In short, a great book if you want to think. But not if you want to sleep easy.
And I'd be interested to know what other History Girls think of the theory. Do you find it convincing, over-ambitious, old hat -- or 'other'?
This is a post from one of our Reserve History Girls and we are very grateful to Susan Price for it. Janie Hampton will be back next month.
Susan Price won
4 comments:
A very interesting post, pertinent and with plenty of food for thought. I agree with it to a large degree, but I would question the
"Humans, in common with all other life on earth, have never changed their breeding strategy. They have as many children as they think they can raise to adulthood within the niche-space they occupy at the time."
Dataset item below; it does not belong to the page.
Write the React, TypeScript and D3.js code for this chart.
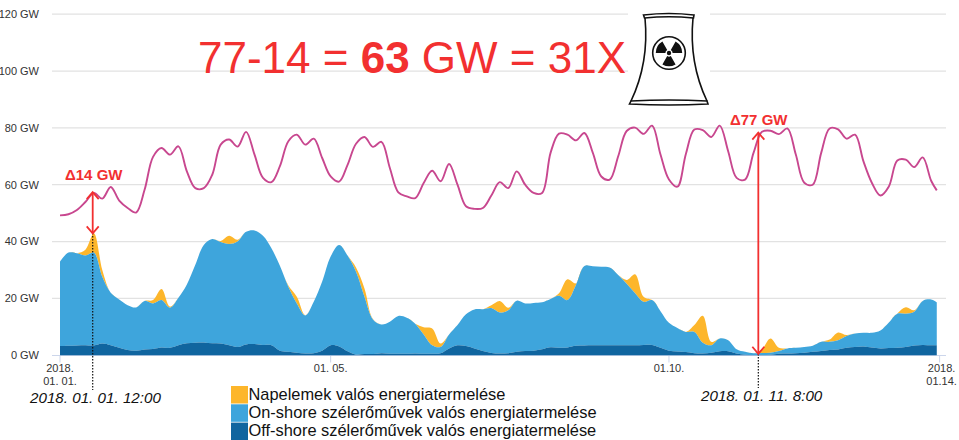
import React from "react";
import * as d3 from "d3";

const W = 959, H = 440;
const loadGW = [49.2,49.6,51.1,53.9,57.1,55.1,59.2,54.4,51.8,50.2,58.2,69.8,72.9,70.6,73.5,64.7,58.8,58.8,63.5,74.1,75.9,73.4,78.6,70.6,62.4,60.9,
66.5,75.3,77.6,74.1,76.2,69.4,62.9,61.1,67,74.4,76.8,73.3,75.1,65.9,57.3,55.9,55.3,60.6,64.9,61.2,67.3,60,52.4,51.5,51.8,56.2,
60.9,58.8,64.7,60,57.1,57.1,71.2,78,77.6,75.6,78.2,71.2,62.9,61.8,70,78.9,80.1,77.9,80.8,70.6,61.8,59.3,70.8,79.4,79.2,76.8,
80.8,71.8,62.4,61.8,71.2,78.6,79,77.8,79.8,70.6,60.7,60,71.2,79.8,79.5,76.2,77.6,68.2,60.6,56.2,59.4,68.5,68.8,66.2,69.6,61.4,58];
const offShore = [3.2,3.3,3.4,3.5,3.4,4.1,3.5,2.6,1.8,1.6,2,2.2,2.7,2.6,3.5,4.2,4.4,4.5,4.2,4.1,3.5,2.9,3.8,3.9,3.6,3.5,
1.6,1.2,.9,.6,.7,1.6,3.5,3.1,1.4,.2,.4,.4,.7,.5,.5,.5,.6,.5,.5,.7,2.4,3.5,3.2,2.4,1.5,.8,
.6,.7,1.2,1.5,1.6,2.1,2.8,2.6,2.7,3.3,3.4,3.5,3.5,3.5,3.5,3.5,3.5,3.6,3.6,2.6,1.6,1.3,1.1,.7,.6,.9,
1.4,1.4,.6,.2,.1,.1,.2,.5,.6,.7,.9,1.2,1.5,1.8,2,2.6,2.9,3.1,2.7,2.4,2.5,2.6,2.9,3.4,3.6,3.5,3.5];
const onShore = [29.7,32.8,32.5,31.6,32.7,23.5,18.5,17,15.8,15.2,17.1,16,16.7,14.1,16.7,20.7,27.4,34.3,36.7,35.7,35.6,37.1,39.6,40,38.4,34.1,
29.9,22.9,17.3,13.4,18.1,24.3,31.2,35.7,33.7,29.2,20.2,12.2,10.1,11.3,13.3,12.7,10.5,6.8,3,2.2,4.9,7.1,11.2,13.7,14.7,15.8,
14.4,15.1,18,16.7,16.8,16.5,17,18.3,16.7,21.4,28,27.8,27.6,27.4,24.7,21.6,18.3,15.2,15.8,12.9,9.8,8.3,7.1,7.5,3.8,2.6,
4.5,3.9,1.5,1,.6,.7,.7,1,1.8,1.9,2,2.1,3.2,2.9,3.3,4.2,4.7,4.8,5.2,6.3,9,12,11.7,11.9,15.5,16.1,15.1];
const solar = [0,0,0,2,6.8,2.4,0,0,0,0,0,1.2,3.9,.4,0,0,0,0,0,.4,2.9,.6,0,0,0,0,
0,.4,2.4,.1,0,0,0,0,0,1.5,2.9,.1,0,0,0,0,0,2.5,5.9,1.2,0,0,0,0,0,1,
4.1,.9,0,0,0,0,0,.9,7.3,.6,0,0,0,0,0,1.4,6.7,1.8,0,0,0,0,0,2.4,9.5,1.2,
0,0,0,0,0,1.3,5,1.1,0,0,0,0,0,.8,2.7,.3,0,0,0,0,0,.1,2.3,.5,0,0,0];
const hours = loadGW.map((_, i) => (i === loadGW.length - 1 ? 311 : i * 3));

const yTicks = [0, 20, 40, 60, 80, 100, 120];
const xTicks = [
  { hour: 0, lines: ["2018.", "01. 01."] },
  { hour: 96, lines: ["01. 05."] },
  { hour: 216, lines: ["01.10."] },
  { hour: 312, lines: ["2018.", "01.14."] },
];
const legendItems = [
  { label: "Napelemek valós energiatermelése", color: "#fdb62b" },
  { label: "On-shore szélerőművek valós energiatermelése", color: "#3ea5dc" },
  { label: "Off-shore szélerőművek valós energiatermelése", color: "#10659f" },
];
const RED = "#f23030";
const FONT = "'Liberation Sans', Arial, sans-serif";

const x = d3.scaleLinear().domain([0, 312]).range([60, 939.6]);
const y = d3.scaleLinear().domain([0, 120]).range([355.2, 14.2]);

const rows = hours.map((h, i) => ({ h, off: offShore[i], on: onShore[i], sol: solar[i] }));
const stacked = d3.stack<any>().keys(["off", "on", "sol"])(rows);
const area = d3.area<any>()
  .x((d) => x(d.data.h))
  .y0((d) => y(d[0]))
  .y1((d) => y(d[1]))
  .curve(d3.curveCatmullRom);
const line = d3.line<number>()
  .x((_, i) => x(hours[i]))
  .y((d) => y(d))
  .curve(d3.curveCatmullRom);
const colors = ["#10659f", "#3ea5dc", "#fdb62b"];

function Arrow({ px, y1, y2 }: { px: number; y1: number; y2: number }) {
  const s = 6, t = 7;
  return (
    <g stroke={RED} strokeWidth={1.8} fill="none">
      <line x1={px} x2={px} y1={y1} y2={y2} />
      <path d={`M${px - s},${y1 + t}L${px},${y1}L${px + s},${y1 + t}`} />
      <path d={`M${px - s},${y2 - t}L${px},${y2}L${px + s},${y2 - t}`} />
    </g>
  );
}

const bladeCentres = [-60, 60, 180];

function Tower() {
  const cx = 669, cy = 53;
  const sector = d3.arc<any>().innerRadius(3.6).outerRadius(13.2);
  const rad = (a: number) => (a * Math.PI) / 180;
  return (
    <g>
      <rect x={628} y={8} width={82} height={102} fill="#fff" />
      <g fill="none" stroke="#111" strokeWidth={1.6}>
        <path d="M645,18 C648,50 642,78 631,101" />
        <path d="M693,18 C690,50 696,78 707,101" />
        <path d="M643.5,15 Q669,12 694,15 L693.5,18 Q669,15.5 644.5,18 Z" />
        <path d="M631,101 Q669,99 707,101 L708,104 Q669,106 629.5,104 Z" />
        <circle cx={cx} cy={cy} r={16.3} />
      </g>
      <g transform={`translate(${cx},${cy})`} fill="#111">
        {bladeCentres.map((a) => (
          <path key={a} d={sector({ startAngle: rad(a - 30), endAngle: rad(a + 30) }) as string} />
        ))}
        <circle r={2.2} />
      </g>
    </g>
  );
}

export default function App() {
  const arrow1Hour = 11.6, arrow2Hour = 247.7;
  return (
    <svg width={W} height={H} viewBox={`0 0 ${W} ${H}`} style={{ position: "absolute", left: 0, top: 0, background: "#fff" }} fontFamily={FONT}>
      {yTicks.map((t) => (
        <g key={t}>
          {t > 0 && <line x1={52} x2={946} y1={y(t)} y2={y(t)} stroke="#e2e2e2" strokeWidth={1.2} />}
          <text x={39} y={y(t) + 3.8} textAnchor="end" fontSize={11} fill="#333">{t} GW</text>
        </g>
      ))}
      <line x1={52} x2={946} y1={355.5} y2={355.5} stroke="#ccd6eb" />
      {xTicks.map((t) => (
        <g key={t.hour}>
          <line x1={x(t.hour)} x2={x(t.hour)} y1={355.5} y2={362.5} stroke="#ccd6eb" />
          {t.lines.map((l, i) => (
            <text key={i} x={x(t.hour) + (t.hour === 312 ? 2 : 0)} y={372 + i * 12.5} textAnchor="middle" fontSize={11} fill="#333">{l}</text>
          ))}
        </g>
      ))}
      {[2, 1, 0].map((i) => (
        <path key={i} d={area(stacked[i] as any) as string} fill={colors[i]} />
      ))}
      <path d={line(loadGW) as string} fill="none" stroke="#c8478f" strokeWidth={1.9} />

      <line x1={x(arrow1Hour)} x2={x(arrow1Hour)} y1={y(43)} y2={390} stroke="#111" strokeWidth={1.2} strokeDasharray="1.5 1.5" />
      <line x1={x(arrow2Hour)} x2={x(arrow2Hour)} y1={354} y2={388} stroke="#111" strokeWidth={1.2} strokeDasharray="1.5 1.5" />
      <Arrow px={x(arrow1Hour)} y1={y(57.4)} y2={y(42.9)} />
      <Arrow px={x(arrow2Hour)} y1={y(78.3)} y2={y(0.5)} />

      <text x={65} y={180} fontSize={15} fontWeight="bold" fill={RED}>Δ14 GW</text>
      <text x={730} y={125} fontSize={15} fontWeight="bold" fill={RED}>Δ77 GW</text>

      <text x={198} y={73} fontSize={44} fill={RED}>
        77-14 = <tspan fontWeight="bold">63</tspan> GW = 31X
      </text>
      <Tower />

      <text x={30} y={403} fontSize={15.2} fontStyle="italic" fill="#111">2018. 01. 01. 12:00</text>
      <text x={701} y={401} fontSize={15.2} fontStyle="italic" fill="#111">2018. 01. 11. 8:00</text>

      {legendItems.map((it, i) => (
        <g key={it.label}>
          <rect x={231} y={386 + i * 18.3} width={17} height={17.5} fill={it.color} />
          <text x={248.5} y={400 + i * 18.2} fontSize={16.4} fill="#111">{it.label}</text>
        </g>
      ))}
    </svg>
  );
}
Now we have just about foolproof contraception, I think it is something that has to enter the equation. I recall reading a Victorian idea that the wealthier classes needed to produce lots of children in order to keep up the country's intelligence quotient (!!!) so that the land wouldn't be overrun by the less gifted minds lower down the food chain. In some countries of the world now, the younger side of the population is choosing to have smaller families, starting later, or even not having families at all. I guess populations without such lifestyles might move into the gap, but I do think that the trend of some populations choosing to have offspring later or not at all, needs to be brought into the book and the theories updated and explored in that sense.
Good point, Elizabeth, though I wonder if I've represented Colinvaux's theory fairly. He does say that the breeding strategy dictates 'as many children as it's thought possible to rear.' And he points out that as the aspirations parents have for children rise, so the birth-rate falls because the cost of providing for each of those children rises sharply. -- But each of those children make far greater demands on resources. So, from an ecological point of view, the effect is much the same.
Fascinating post, Sue! Much food for thought. Thank you.
An interesting post. I am not quite sure how the current mass migrations of poor people from Asia and Africa to Europe fits in with this theory. Do you think Labour's more generous immigration policy may have shrunk the niche-space of the poor, rather than then the rich, leading to them voting Conservative and for Brexit?